Les reculs les plus importants en matière de liberté de la presse s’observent en Afghanistan sous l’empire des talibans (178e, -26 places), au Togo (113e, -43) et encore en Equateur (110e, -30). A l’inverse, la situation s’améliore au Chili (52e, +31), au Brésil (82e, +10) et en Pologne (47e, +10).
Désinformation
Plus largement, cette édition 2024 met en exergue une moindre protection du journalisme par les Etats, quand ce n’est pas un rôle actif de ceux-ci dans la désinformation. RSF pointe ainsi « une détérioration préoccupante du soutien et du respect de l’autonomie des médias ».
En Argentine, par exemple, (qui perd 26 places pour s’établir au 66e rang), le nouveau président ultralibéral Javier Milei a annoncé en mars la fermeture de l’agence de presse publique Télam , qu’il accusait de « propagande ». « La situation est particulièrement inquiétante » dans ce pays dirigé par un des « prédateurs revendiqués de la liberté de la presse », alerte l’ONG.
Au Sahel, les juntes qui ont pris le pouvoir au Niger (80e), au Burkina (86e) et au Mali (114e) « ne cessent de resserrer leur emprise sur les médias et d’entraver le travail des journalistes », estime-t-elle. Le contrôle des réseaux sociaux et d’internet est très poussé au Vietnam (174e) et en Chine (172e), un pays qui, en plus d’emprisonner le plus grand nombre de journalistes au monde, pratique censure et surveillance.

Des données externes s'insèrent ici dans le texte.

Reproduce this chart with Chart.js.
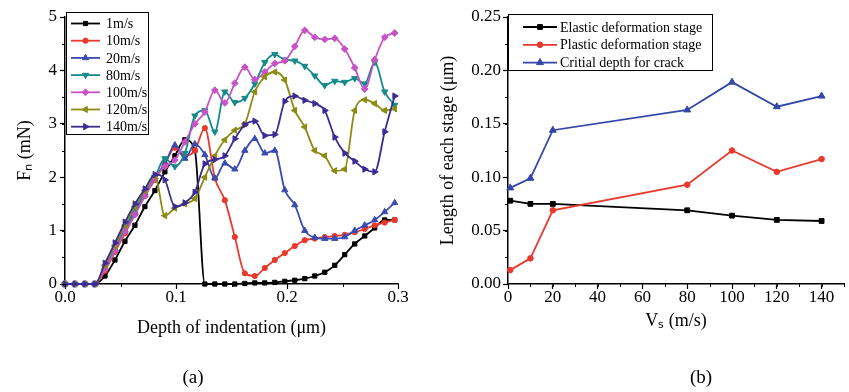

L’ONG dénonce en aussi la situation au Proche-Orient et notamment l’« absence manifeste de volonté politique de la communauté internationale à faire appliquer les principes de protection des journalistes » à Gaza. Plus de 100 reporters palestiniens ont été tués par l’armée israélienne, dont au moins 22 dans l’exercice de leurs fonctions, rappelle RSF.
Mimétisme russe
Dans l’est de l’Europe et en Asie centrale également, « les censures de médias se sont intensifiées, dans un mimétisme spectaculaire des actes de répression russes », observent les spécialistes de RSF, citant le Bélarus (167e), la Géorgie (103e), le Kirghizistan (120e) et l’Azerbaïdjan (164e). La Russie, où Vladimir Poutine a une nouvelle fois été réélu en mars, se classe 162e.
De plus, l’arsenal de la désinformation s’est enrichi de l’IA générative. En témoigne un « deepfake » audio (montage perfectionné) dont a été victime la journaliste Monika Todova en Slovaquie (29e, -12 places) avant les législatives à l’automne dernier. Un contenu qui a « clairement profité à la désinformation pro russe qui sévit dans le pays », d’après RSF.
Le classement de RSF est réalisé sur la base « d’un relevé quantitatif des exactions commises envers les journalistes » d’une part et « d’une étude qualitative » de l’autre. Cette dernière se fonde « sur les réponses de centaines d’experts de la liberté de la presse (journalistes, universitaires, défenseurs des droits humains) à une centaine de questions ».
Les journalistes traitant de l’environnement victimes de menaces, pressions ou attaques
Plus de 70 % des journalistes de 129 pays qui traitent des questions environnementales ont indiqué avoir été victimes de menaces, de pressions ou d’attaques. Dans son rapport « Presse et planète en danger », l’Unesco – qui a interrogé 905 journalistes – indique que deux sur cinq disent avoir subi des violences physiques. Et que 85 % d’entre eux ont fait l’objet de menaces ou de pressions psychologiques.
Par ailleurs 60 % ont été victimes de harcèlement en ligne, 41 % d’agressions physiques et 24 % ont déclaré avoir été attaqués sur le plan juridique. Et près de la moitié (45 %) disent s’autocensurer par crainte de représailles.